Real life example with lots of ETL and query/updates and indices (although no lobs):
AUTO_COMPACT_FILL_RATE=90
: 820 MB(For me and my use case this work only reliable after the 2.2.224 release.)
Hello thanks for the feedback, it was more or less what I understood from reading the issues on the subject. For me I prefer to use "clean payload" to refer to the raw content of the files/LOBs in the DB. As I put mostly LOBs, the clean content is roughly the size of the LOBs in the DB (those not deleted).
To be more precise on my interrogations: I really do not care if H2 takes 1.5x space to store the LOBs. I do not care if the size of the multiple files put in the DB amounts to X and H2 uses 2*X space. What bothers me is that the space occupied by now-deleted LOBs seems never to be reclaimed so the file grows indefinitely.
COMPACT SHUTDOWN is the only thing that works but it requires app downtime that I try to minimize. regards
Hello, I used to use a very old H2 version where LOBs where stored alongside the DB on the filesystem. This was good because when removing the data, the files were deleted at once and disk space was freed immediately. Now that I use latest H2 version LOBs are stored inside the main file. And I never ever see this DB file being shrunk: even after deleting many data from it. The DB just keep growing.
I developed a sample Proof Of Concept in order to showcase the problem.
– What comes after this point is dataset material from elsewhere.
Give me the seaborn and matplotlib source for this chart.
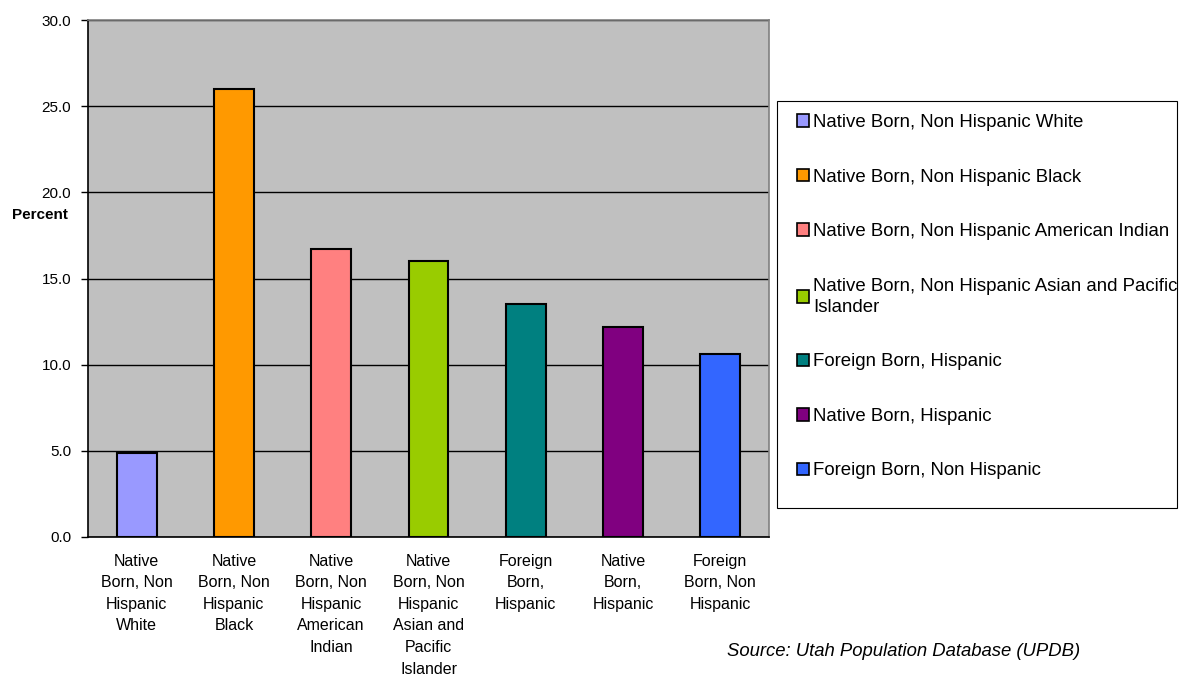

Maybe I do something wrong in my code and hopefully somebody will point it to me :) The POC is located here: https://github.com/fmarot/h2-housekeeping-poc
You can run it with:
mvn clean package && java -cp "target/h2-housekeeping-poc-0.1-SNAPSHOT.jar;target/lib/*" com.teamtter.h2.poc.Main ./target/DB
It show that creating randomly large binaries in the DB and randomly deleting them makes the DB file grow. Even after pausing any reader or writer for 15 minutes when the DB file is twice larger that the payload, no shrinking of the DB file is observed.
Any explanation or hint to try is welcome.